To do: Print the listing in its entirety and exactly, leaving out images.

Source data:
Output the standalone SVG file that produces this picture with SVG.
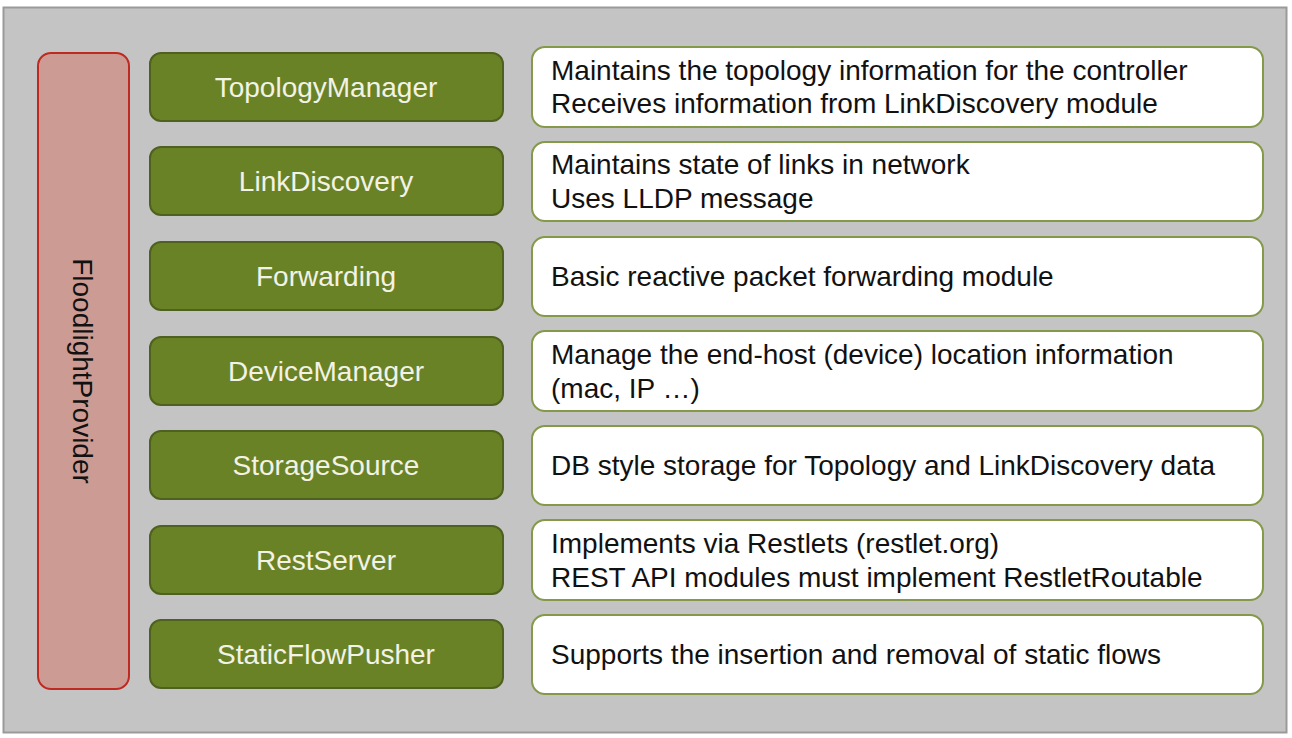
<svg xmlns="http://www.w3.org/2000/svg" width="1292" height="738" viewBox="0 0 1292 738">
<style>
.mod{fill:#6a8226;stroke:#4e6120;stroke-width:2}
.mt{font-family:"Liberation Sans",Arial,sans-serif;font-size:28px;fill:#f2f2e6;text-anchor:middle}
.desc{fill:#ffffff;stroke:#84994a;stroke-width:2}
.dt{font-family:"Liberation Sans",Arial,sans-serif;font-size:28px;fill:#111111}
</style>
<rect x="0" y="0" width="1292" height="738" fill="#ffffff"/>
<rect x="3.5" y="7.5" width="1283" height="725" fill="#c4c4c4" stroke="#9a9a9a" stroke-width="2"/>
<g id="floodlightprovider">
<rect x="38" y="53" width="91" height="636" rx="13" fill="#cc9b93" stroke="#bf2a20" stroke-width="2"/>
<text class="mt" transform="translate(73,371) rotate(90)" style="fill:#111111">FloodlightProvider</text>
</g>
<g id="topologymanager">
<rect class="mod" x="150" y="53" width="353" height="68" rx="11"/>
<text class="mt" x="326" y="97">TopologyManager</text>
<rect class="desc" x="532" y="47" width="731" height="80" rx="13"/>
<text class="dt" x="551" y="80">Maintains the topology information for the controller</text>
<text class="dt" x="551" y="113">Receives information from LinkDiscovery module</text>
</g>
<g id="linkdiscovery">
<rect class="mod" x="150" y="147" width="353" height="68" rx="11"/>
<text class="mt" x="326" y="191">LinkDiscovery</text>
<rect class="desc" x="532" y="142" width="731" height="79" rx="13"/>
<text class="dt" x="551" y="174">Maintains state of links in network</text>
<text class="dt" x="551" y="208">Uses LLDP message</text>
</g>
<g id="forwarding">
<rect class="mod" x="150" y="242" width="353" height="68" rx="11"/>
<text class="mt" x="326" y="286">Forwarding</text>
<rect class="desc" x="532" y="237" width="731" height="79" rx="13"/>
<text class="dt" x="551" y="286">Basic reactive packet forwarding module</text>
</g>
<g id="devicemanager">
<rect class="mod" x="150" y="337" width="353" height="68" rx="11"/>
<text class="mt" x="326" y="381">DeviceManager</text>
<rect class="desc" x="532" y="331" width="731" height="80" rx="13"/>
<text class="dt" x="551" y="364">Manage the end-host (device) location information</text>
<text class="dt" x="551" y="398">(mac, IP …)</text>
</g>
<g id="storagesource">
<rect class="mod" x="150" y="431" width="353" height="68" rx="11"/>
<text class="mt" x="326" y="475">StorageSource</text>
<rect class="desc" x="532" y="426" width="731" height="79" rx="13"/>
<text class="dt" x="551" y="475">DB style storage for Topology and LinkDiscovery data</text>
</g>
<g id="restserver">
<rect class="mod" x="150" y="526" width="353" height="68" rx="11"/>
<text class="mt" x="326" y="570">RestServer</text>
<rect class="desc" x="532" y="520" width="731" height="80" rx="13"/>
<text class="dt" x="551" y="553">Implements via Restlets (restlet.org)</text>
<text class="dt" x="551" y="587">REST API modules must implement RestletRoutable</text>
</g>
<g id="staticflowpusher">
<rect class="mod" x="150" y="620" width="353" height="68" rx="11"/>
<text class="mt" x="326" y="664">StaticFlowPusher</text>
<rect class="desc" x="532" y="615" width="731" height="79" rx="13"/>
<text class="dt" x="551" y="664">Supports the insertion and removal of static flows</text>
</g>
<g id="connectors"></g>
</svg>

Correct output:
Output the standalone SVG file that produces this picture with SVG.
<svg xmlns="http://www.w3.org/2000/svg" width="1292" height="738" viewBox="0 0 1292 738">
<style>
.mod{fill:#6a8226;stroke:#4e6120;stroke-width:2}
.mt{font-family:"Liberation Sans",Arial,sans-serif;font-size:28px;fill:#f2f2e6;text-anchor:middle}
.desc{fill:#ffffff;stroke:#84994a;stroke-width:2}
.dt{font-family:"Liberation Sans",Arial,sans-serif;font-size:28px;fill:#111111}
</style>
<rect x="0" y="0" width="1292" height="738" fill="#ffffff"/>
<rect x="3.5" y="7.5" width="1283" height="725" fill="#c4c4c4" stroke="#9a9a9a" stroke-width="2"/>
<g id="floodlightprovider">
<rect x="38" y="53" width="91" height="636" rx="13" fill="#cc9b93" stroke="#bf2a20" stroke-width="2"/>
<text class="mt" transform="translate(73,371) rotate(90)" style="fill:#111111">FloodlightProvider</text>
</g>
<g id="topologymanager">
<rect class="mod" x="150" y="53" width="353" height="68" rx="11"/>
<text class="mt" x="326" y="97">TopologyManager</text>
<rect class="desc" x="532" y="47" width="731" height="80" rx="13"/>
<text class="dt" x="551" y="80">Maintains the topology information for the controller</text>
<text class="dt" x="551" y="113">Receives information from LinkDiscovery module</text>
</g>
<g id="linkdiscovery">
<rect class="mod" x="150" y="147" width="353" height="68" rx="11"/>
<text class="mt" x="326" y="191">LinkDiscovery</text>
<rect class="desc" x="532" y="142" width="731" height="79" rx="13"/>
<text class="dt" x="551" y="174">Maintains state of links in network</text>
<text class="dt" x="551" y="208">Uses LLDP message</text>
</g>
<g id="forwarding">
<rect class="mod" x="150" y="242" width="353" height="68" rx="11"/>
<text class="mt" x="326" y="286">Forwarding</text>
<rect class="desc" x="532" y="237" width="731" height="79" rx="13"/>
<text class="dt" x="551" y="286">Basic reactive packet forwarding module</text>
</g>
<g id="devicemanager">
<rect class="mod" x="150" y="337" width="353" height="68" rx="11"/>
<text class="mt" x="326" y="381">DeviceManager</text>
<rect class="desc" x="532" y="331" width="731" height="80" rx="13"/>
<text class="dt" x="551" y="364">Manage the end-host (device) location information</text>
<text class="dt" x="551" y="398">(mac, IP …)</text>
</g>
<g id="storagesource">
<rect class="mod" x="150" y="431" width="353" height="68" rx="11"/>
<text class="mt" x="326" y="475">StorageSource</text>
<rect class="desc" x="532" y="426" width="731" height="79" rx="13"/>
<text class="dt" x="551" y="475">DB style storage for Topology and LinkDiscovery data</text>
</g>
<g id="restserver">
<rect class="mod" x="150" y="526" width="353" height="68" rx="11"/>
<text class="mt" x="326" y="570">RestServer</text>
<rect class="desc" x="532" y="520" width="731" height="80" rx="13"/>
<text class="dt" x="551" y="553">Implements via Restlets (restlet.org)</text>
<text class="dt" x="551" y="587">REST API modules must implement RestletRoutable</text>
</g>
<g id="staticflowpusher">
<rect class="mod" x="150" y="620" width="353" height="68" rx="11"/>
<text class="mt" x="326" y="664">StaticFlowPusher</text>
<rect class="desc" x="532" y="615" width="731" height="79" rx="13"/>
<text class="dt" x="551" y="664">Supports the insertion and removal of static flows</text>
</g>
<g id="connectors"></g>
</svg>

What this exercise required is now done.